◆ **To be done**
Do not copy the pictures; transcribe all other material exactly.

◆ **Source material**
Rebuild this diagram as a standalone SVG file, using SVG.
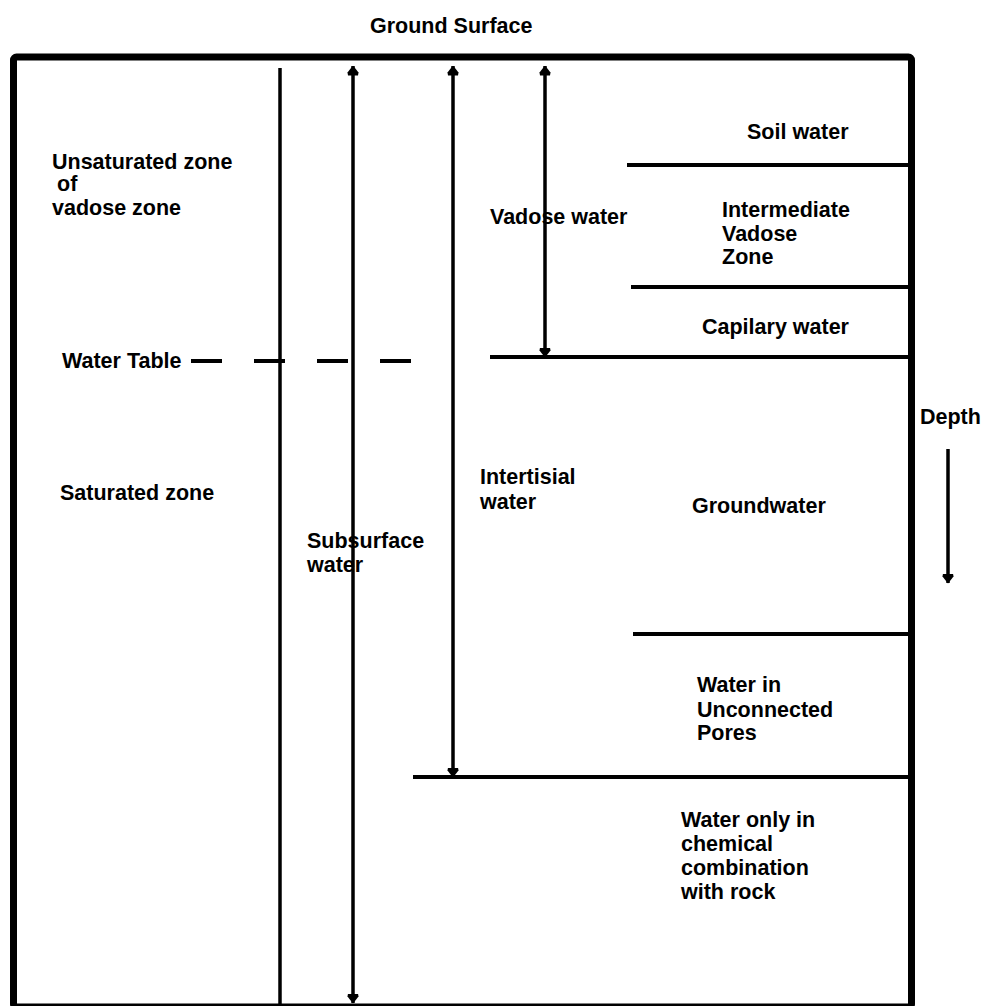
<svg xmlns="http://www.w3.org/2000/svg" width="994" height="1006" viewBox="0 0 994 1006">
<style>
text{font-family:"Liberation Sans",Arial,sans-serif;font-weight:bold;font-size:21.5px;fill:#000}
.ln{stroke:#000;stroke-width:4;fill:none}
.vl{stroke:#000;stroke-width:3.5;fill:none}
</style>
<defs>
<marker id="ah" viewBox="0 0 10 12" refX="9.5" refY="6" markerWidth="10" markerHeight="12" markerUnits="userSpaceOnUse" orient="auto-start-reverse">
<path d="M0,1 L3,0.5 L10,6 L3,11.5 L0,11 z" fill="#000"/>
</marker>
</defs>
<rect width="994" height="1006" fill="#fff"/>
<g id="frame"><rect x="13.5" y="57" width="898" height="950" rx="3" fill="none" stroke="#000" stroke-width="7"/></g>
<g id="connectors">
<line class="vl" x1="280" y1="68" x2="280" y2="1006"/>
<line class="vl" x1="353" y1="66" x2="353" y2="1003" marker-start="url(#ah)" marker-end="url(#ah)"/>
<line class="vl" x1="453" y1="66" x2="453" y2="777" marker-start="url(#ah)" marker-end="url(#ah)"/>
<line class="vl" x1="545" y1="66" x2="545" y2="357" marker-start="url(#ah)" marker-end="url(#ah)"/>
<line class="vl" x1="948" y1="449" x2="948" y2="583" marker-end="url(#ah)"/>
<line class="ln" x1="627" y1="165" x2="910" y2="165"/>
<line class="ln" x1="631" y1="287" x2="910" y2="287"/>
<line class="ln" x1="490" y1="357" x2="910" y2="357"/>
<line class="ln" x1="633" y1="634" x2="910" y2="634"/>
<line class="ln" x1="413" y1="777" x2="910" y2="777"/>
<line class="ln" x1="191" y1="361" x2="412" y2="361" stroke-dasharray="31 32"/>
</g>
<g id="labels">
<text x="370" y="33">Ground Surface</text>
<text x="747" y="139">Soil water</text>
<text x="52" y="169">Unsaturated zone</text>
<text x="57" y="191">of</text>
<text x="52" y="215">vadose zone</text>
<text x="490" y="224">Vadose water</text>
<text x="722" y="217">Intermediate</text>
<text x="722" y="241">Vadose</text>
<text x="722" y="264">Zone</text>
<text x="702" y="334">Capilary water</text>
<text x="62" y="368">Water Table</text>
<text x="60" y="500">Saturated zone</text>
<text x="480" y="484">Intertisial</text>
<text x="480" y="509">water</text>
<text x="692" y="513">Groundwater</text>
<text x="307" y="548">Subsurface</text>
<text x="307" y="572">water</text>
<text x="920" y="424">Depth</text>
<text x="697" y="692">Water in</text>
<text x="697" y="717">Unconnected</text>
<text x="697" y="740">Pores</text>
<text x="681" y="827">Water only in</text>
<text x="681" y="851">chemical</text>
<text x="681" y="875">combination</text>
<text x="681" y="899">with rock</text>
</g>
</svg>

◆ **Full output**
Rebuild this diagram as a standalone SVG file, using SVG.
<svg xmlns="http://www.w3.org/2000/svg" width="994" height="1006" viewBox="0 0 994 1006">
<style>
text{font-family:"Liberation Sans",Arial,sans-serif;font-weight:bold;font-size:21.5px;fill:#000}
.ln{stroke:#000;stroke-width:4;fill:none}
.vl{stroke:#000;stroke-width:3.5;fill:none}
</style>
<defs>
<marker id="ah" viewBox="0 0 10 12" refX="9.5" refY="6" markerWidth="10" markerHeight="12" markerUnits="userSpaceOnUse" orient="auto-start-reverse">
<path d="M0,1 L3,0.5 L10,6 L3,11.5 L0,11 z" fill="#000"/>
</marker>
</defs>
<rect width="994" height="1006" fill="#fff"/>
<g id="frame"><rect x="13.5" y="57" width="898" height="950" rx="3" fill="none" stroke="#000" stroke-width="7"/></g>
<g id="connectors">
<line class="vl" x1="280" y1="68" x2="280" y2="1006"/>
<line class="vl" x1="353" y1="66" x2="353" y2="1003" marker-start="url(#ah)" marker-end="url(#ah)"/>
<line class="vl" x1="453" y1="66" x2="453" y2="777" marker-start="url(#ah)" marker-end="url(#ah)"/>
<line class="vl" x1="545" y1="66" x2="545" y2="357" marker-start="url(#ah)" marker-end="url(#ah)"/>
<line class="vl" x1="948" y1="449" x2="948" y2="583" marker-end="url(#ah)"/>
<line class="ln" x1="627" y1="165" x2="910" y2="165"/>
<line class="ln" x1="631" y1="287" x2="910" y2="287"/>
<line class="ln" x1="490" y1="357" x2="910" y2="357"/>
<line class="ln" x1="633" y1="634" x2="910" y2="634"/>
<line class="ln" x1="413" y1="777" x2="910" y2="777"/>
<line class="ln" x1="191" y1="361" x2="412" y2="361" stroke-dasharray="31 32"/>
</g>
<g id="labels">
<text x="370" y="33">Ground Surface</text>
<text x="747" y="139">Soil water</text>
<text x="52" y="169">Unsaturated zone</text>
<text x="57" y="191">of</text>
<text x="52" y="215">vadose zone</text>
<text x="490" y="224">Vadose water</text>
<text x="722" y="217">Intermediate</text>
<text x="722" y="241">Vadose</text>
<text x="722" y="264">Zone</text>
<text x="702" y="334">Capilary water</text>
<text x="62" y="368">Water Table</text>
<text x="60" y="500">Saturated zone</text>
<text x="480" y="484">Intertisial</text>
<text x="480" y="509">water</text>
<text x="692" y="513">Groundwater</text>
<text x="307" y="548">Subsurface</text>
<text x="307" y="572">water</text>
<text x="920" y="424">Depth</text>
<text x="697" y="692">Water in</text>
<text x="697" y="717">Unconnected</text>
<text x="697" y="740">Pores</text>
<text x="681" y="827">Water only in</text>
<text x="681" y="851">chemical</text>
<text x="681" y="875">combination</text>
<text x="681" y="899">with rock</text>
</g>
</svg>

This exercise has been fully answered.